Le premier est mort en décembre 1978. Le second est décédé dans un accident d’hélicoptère en 1971, le troisième est encore en vie.
Ahmed Bencherif se défausse sur Boumediene
De leurs vivants, les deux premiers ne sont jamais exprimés sur cette l’affaire pour la simple raison qu’elle n’a jamais existé. Quant à l’ancien patron de la gendarmerie nationale et ex-membre du Conseil de la Révolution, Ahmed Bencherif, il s’est défaussé sur son patron, Houari Boumediene.
Au mois d’octobre 1984, une semaine après la ré-inhumation des restes des deux martyrs, le fils d’Amirouche, Nordine Ait Hamouda, rencontre Ahmed Bencherif dans sa villa, à Alger.
Lorsque le fils interroge le colonel sur sa responsabilité dans cette affaire, Bencherif répond : « La décision a été prise par Boumediene et Chabou, alors secrétaire général de la Défense, a été chargé de m’en informer. »
Pourquoi Boumediene a-t-il séquestré les dépouilles ?
Pourquoi Boumediene a-t-il commis un tel sacrilège ? Anti-kabylisme primaire, volonté de priver la Kabylie, région frondeuse et rebelle au pouvoir central, d’une icône de la résistance contre le colonialisme, confiscation des symboles de la Révolution ou dérives criminelles de la part d’un homme brutal, autoritaire, dont les ambitions ne s’accommodent guère de la moindre opposition, fut-elle de la part des morts ?
Peut-être tout cela à la fois.
Vivant, Boumediene ne s’est jamais exprimé sur cette affaire, pas plus sur d’autres crimes qui lui sont imputés, notamment l’assassinat de Krim Belkacem, étranglé en Allemagne le 18 octobre 1970 et celui d’Ahmed Khider, liquidé le 4 janvier1967, en Espagne, deux opposants notoires au régime de Boumediene.
Ben Bella séquestré pendant 15 ans
Reste que l’exhumation puis la dissimulation des restes du colonel Amirouche et de son compagnon d’armes pendant 21 ans ressemblent, à bien des égards, à une autre séquestration dont s’est rendu coupable Boumediene : celle du premier président algérien, Ahmed Ben Bella.
Renversé par Boumediene le 19 juin 1965, Ben Bella a été emprisonné dans le plus grand secret, sans le moindre procès, pendant 15 ans avant d’être remis en liberté par le président Chadli en octobre 1980.

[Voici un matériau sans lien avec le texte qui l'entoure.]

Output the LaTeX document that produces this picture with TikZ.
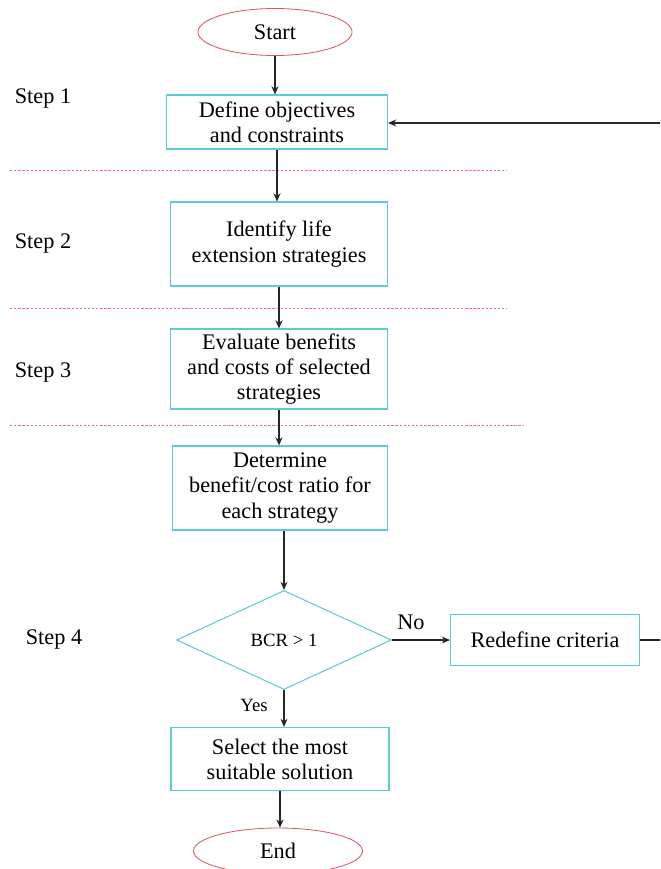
\documentclass[tikz,border=0pt]{standalone}
\usepackage{fontspec}
\setmainfont{Liberation Serif}
\usetikzlibrary{shapes.geometric,arrows.meta}
\definecolor{boxcyan}{RGB}{95,200,215}
\definecolor{termred}{RGB}{220,85,95}
\definecolor{sepred}{RGB}{235,110,130}
\begin{document}
\begin{tikzpicture}[x=0.03cm,y=-0.03cm,
  thick,
  procbox/.style={rectangle,draw=boxcyan,line width=0.9pt,align=center,
    font=\fontsize{19}{21.5}\selectfont,inner sep=2pt},
  termnode/.style={ellipse,draw=termred,line width=0.7pt,
    font=\fontsize{19}{21.5}\selectfont,inner sep=0pt},
  decnode/.style={diamond,draw=boxcyan,line width=0.9pt,
    font=\fontsize{16}{18}\selectfont,inner sep=0pt},
  steplabel/.style={font=\fontsize{19}{21.5}\selectfont},
  sepline/.style={draw=sepred,line width=0.6pt,dash pattern=on 2pt off 1.5pt},
  flow/.style={draw=black!85,line width=0.9pt,-{Stealth[length=7pt,width=6pt]}}]
  \useasboundingbox (0,0) rectangle (660,869);
  \clip (0,0) rectangle (660,869);

  \node[termnode,minimum width=4.62cm,minimum height=1.41cm] (start) at (275,32) {Start};
  \node[procbox,minimum width=6.63cm,minimum height=1.62cm] (define) at (277,122)
    {Define objectives\\and constraints};
  \node[procbox,minimum width=6.51cm,minimum height=2.52cm] (identify) at (279,244)
    {Identify life\\extension strategies};
  \node[procbox,minimum width=6.51cm,minimum height=2.4cm] (evaluate) at (279,369)
    {Evaluate benefits\\and costs of selected\\strategies};
  \node[procbox,minimum width=6.45cm,minimum height=2.52cm] (determine) at (280,488)
    {Determine\\benefit/cost ratio for\\each strategy};
  \node[decnode,minimum width=6.45cm,minimum height=2.97cm] (bcr) at (284,640) {BCR > 1};
  \node[procbox,minimum width=5.67cm,minimum height=1.53cm] (redefine) at (545,640)
    {Redefine criteria};
  \node[procbox,minimum width=6.54cm,minimum height=1.89cm] (select) at (280,759)
    {Select the most\\suitable solution};
  \node[termnode,minimum width=5.07cm,minimum height=1.38cm] (end) at (278,851) {End};

  \node[steplabel] (s1) at (43,98) {Step 1};
  \node[steplabel] (s2) at (43,243) {Step 2};
  \node[steplabel] (s3) at (43,372) {Step 3};
  \node[steplabel] (s4) at (54,639) {Step 4};
  \node[font=\fontsize{19}{21.5}\selectfont] (no) at (411,622) {No};
  \node[font=\fontsize{16}{18}\selectfont] (yes) at (254,705) {Yes};

  \draw[sepline] (10,170) -- (507,170);
  \draw[sepline] (10,308) -- (507,308);
  \draw[sepline] (10,425) -- (523,425);

  \coordinate (loop) at (670,123);

  \draw[flow] (start.south) -- (start.south |- define.north);
  \draw[flow] (define.south) -- (define.south |- identify.north);
  \draw[flow] (identify.south) -- (identify.south |- evaluate.north);
  \draw[flow] (evaluate.south) -- (evaluate.south |- determine.north);
  \draw[flow] (determine.south -| bcr.north) -- (bcr.north);
  \draw[flow] (bcr.east) -- (redefine.west);
  \draw[flow] (bcr.south) -- (bcr.south |- select.north);
  \draw[flow] (select.south) -- (select.south |- end.north);
  \draw[flow] (redefine.east) -| (loop) -- (define.east |- loop);
\end{tikzpicture}
\end{document}
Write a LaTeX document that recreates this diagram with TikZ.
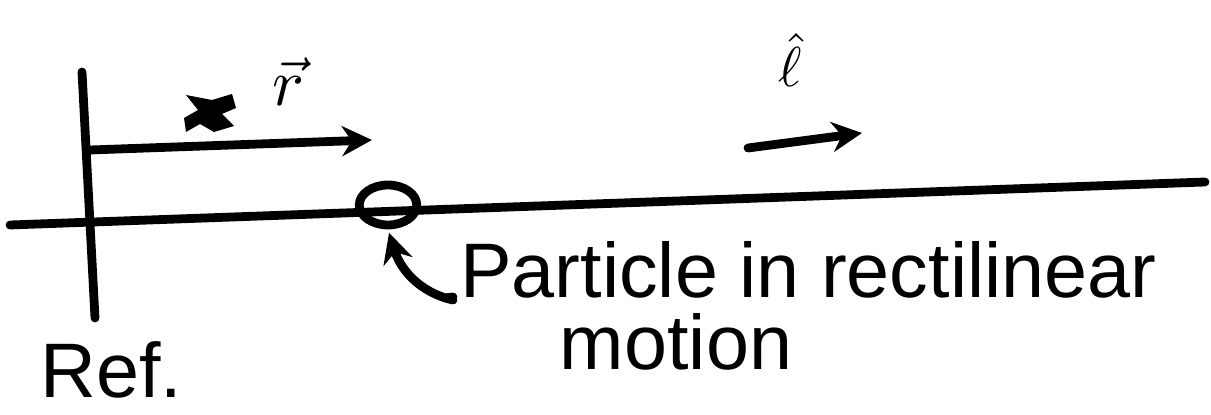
\documentclass[tikz,border=0pt]{standalone}
\usepackage{amsmath,amssymb}
\usepackage{fontspec}
\setmainfont{Liberation Sans}
\usepackage{tikz}
\usetikzlibrary{shapes.geometric, arrows.meta, positioning, calc}
\tikzstyle{pen} = [line width=5pt, line cap=round, line join=round]
\tikzstyle{arrow} = [pen, -{Stealth[length=6mm, width=6mm]}]
\tikzstyle{hand} = [inner sep=0pt, font=\fontsize{44}{50}\selectfont]
\tikzstyle{sym} = [inner sep=0pt]
\tikzstyle{blob} = [ellipse, draw, line width=5pt, minimum width=1.15cm, minimum height=0.8cm]

\begin{document}
\begin{tikzpicture}[x=0.02cm, y=-0.02cm]
        \useasboundingbox (0,0) rectangle (1211,415);
        \coordinate (axisL) at (10,225);
        \coordinate (axisR) at (1205,182);
        \coordinate (refT) at (82,72);
        \coordinate (refB) at (95,318);
        \coordinate (rstart) at (90,150);
        \coordinate (rend) at (372,140);
        \coordinate (lstart) at (748,148);
        \coordinate (lend) at (862,133);
        \coordinate (ptail) at (453,300);

        \node (particle) [blob] at (388,205) {};
        \node (rvec) [sym] at (288,82) {\scalebox{3.8}{$\vec{r}$}};
        \node (lhat) [sym] at (790,60) {\scalebox{3.2}{$\hat{\ell}$}};
        \node (desc) [hand, anchor=base west] at (460,298) {Particle in rectilinear};
        \node (desc2) [hand, anchor=base] at (676,370) {motion};
        \node (ref) [hand, anchor=base west] at (40,398) {Ref.};

        % axis and reference line
        \draw [pen] (axisL) -- (axisR);
        \draw [pen] (refT) -- (refB);

        % crossed out mark
        \fill (186,95) -- (212,100) -- (232,94) -- (236,108) -- (222,114) -- (234,126) -- (214,132) -- (200,124) -- (186,132) -- (184,118) -- (198,110) -- cycle;

        \draw [arrow] (rstart) -- (rend);
        \draw [arrow] (lstart) -- (lend);
        \draw [arrow, shorten >=2pt] (ptail) .. controls (418,292) and (400,268) .. (particle.south);
        \draw [pen] (445,298) -- (453,297);
    \end{tikzpicture}
\end{document}
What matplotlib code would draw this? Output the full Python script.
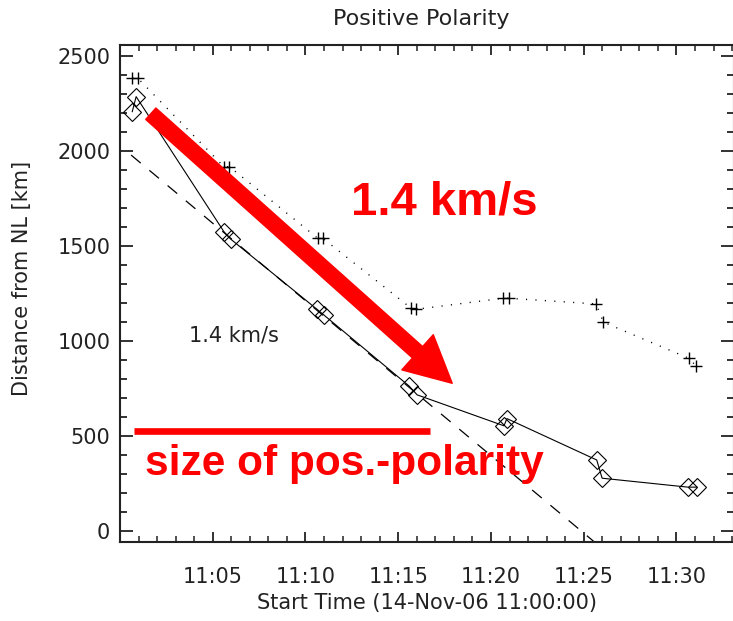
import numpy as np
import matplotlib
matplotlib.use('Agg')
import matplotlib.pyplot as plt
from matplotlib.ticker import MultipleLocator

# minutes after 11:00:00 and distance from the neutral line [km]
diam_t = [0.66, 0.87, 5.60, 5.96, 10.63, 11.00, 15.58, 16.02, 20.70, 20.86, 25.70, 25.99, 30.61, 31.09]
diam_d = [2207, 2286, 1575, 1536, 1165, 1135, 762, 715, 552, 590, 372, 276, 229, 229]

plus_t = [0.66, 0.96, 5.60, 5.90, 10.66, 10.93, 15.70, 15.97, 20.67, 20.96, 25.67, 26.06, 30.66, 31.06]
plus_d = [2383, 2383, 1917, 1917, 1540, 1540, 1171, 1166, 1224, 1224, 1194, 1098, 908, 867]

# linear fit: d = d0 - v * t
fit_d0 = 2027
speed_kms = 1.36
fit_t = [0.6, 31.1]

tick_min = [5, 10, 15, 20, 25, 30]
tick_labels = ['11:05', '11:10', '11:15', '11:20', '11:25', '11:30']

# red annotations (minutes, km)
arrow_from = (1.66, 2196)
arrow_to = (17.91, 776)
size_bar_t = [0.78, 16.72]
size_bar_d = 527

fig = plt.figure(figsize=(7.33, 6.21), dpi=100)
ax = fig.add_axes([120 / 733, 1 - 542 / 621, 614 / 733, 497 / 621])

ax.plot(diam_t, diam_d, color='black', lw=0.8, marker='D', ms=9.5,
        mfc='none', mec='black', mew=0.8)
ax.plot(plus_t, plus_d, color='black', lw=1.0, ls=(0, (0.8, 6)),
        marker='+', ms=8, mew=1.0)

ft = np.array(fit_t)
ax.plot(ft, fit_d0 - speed_kms * 60 * ft, color='black', lw=0.9, ls=(0, (10, 9)))

ax.set_xlim(0, 33.1)
ax.set_ylim(-60, 2558)

ax.set_xticks(tick_min)
ax.set_xticklabels(tick_labels)
ax.xaxis.set_minor_locator(MultipleLocator(1))
ax.set_yticks([0, 500, 1000, 1500, 2000, 2500])
ax.yaxis.set_minor_locator(MultipleLocator(100))

ax.tick_params(which='both', direction='in', top=True, right=True,
               width=1.3, colors='#222222', labelcolor='#222222', labelsize=15)
ax.tick_params(axis='x', which='major', length=7.2, pad=18)
ax.tick_params(axis='x', which='minor', length=4, width=1.1)
ax.tick_params(axis='y', which='major', length=9.4, pad=7)
ax.tick_params(axis='y', which='minor', length=4.8)
for s in ax.spines.values():
    s.set_linewidth(1.5)
    s.set_color('#222222')

ax.set_xlabel('Start Time (14-Nov-06 11:00:00)', fontsize=15, color='#222222')
ax.xaxis.set_label_coords(0.5, -0.103)
ax.set_ylabel('Distance from NL [km]', fontsize=15, color='#222222')
ax.yaxis.set_label_coords(-0.143, 0.53)
fig.text(421 / 733, 1 - 19 / 621, 'Positive Polarity', ha='center', va='center',
         fontsize=16, color='#222222')

label = f'{speed_kms:.1f} km/s'
ax.text(3.71, 995, label, fontsize=15, color='#222222', va='baseline')

# red overlays
ax.annotate('', xy=arrow_to, xytext=arrow_from,
            arrowprops=dict(arrowstyle='simple,head_length=33.5,head_width=34,tail_width=11',
                            color='#ff0000', mutation_scale=1, shrinkA=0, shrinkB=0))
ax.plot(size_bar_t, [size_bar_d, size_bar_d], color='#ff0000', lw=4.8,
        solid_capstyle='butt')
ax.text(12.46, 1663, label, fontsize=34, fontweight='bold', color='#ff0000',
        family='Liberation Sans', va='baseline')
ax.text(1.37, 293, 'size of pos.-polarity', fontsize=30.5, fontweight='bold',
        color='#ff0000', family='Liberation Sans', va='baseline')

fig.savefig('out.png', dpi=100)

Lorsque Georges Gorce, ambassadeur de France à Alger (1963-1967) puis Jean de Broglie, représentant du général de Gaulle, demandent un jour à Boumediene où se trouvait son prisonnier, le président algérien pointe son pouce vers le sol et dit : « Ben Bella est à ma merci, sous mon talon. »
Dans une trappe. Comme les restes d’Amirouche et d’El Houes.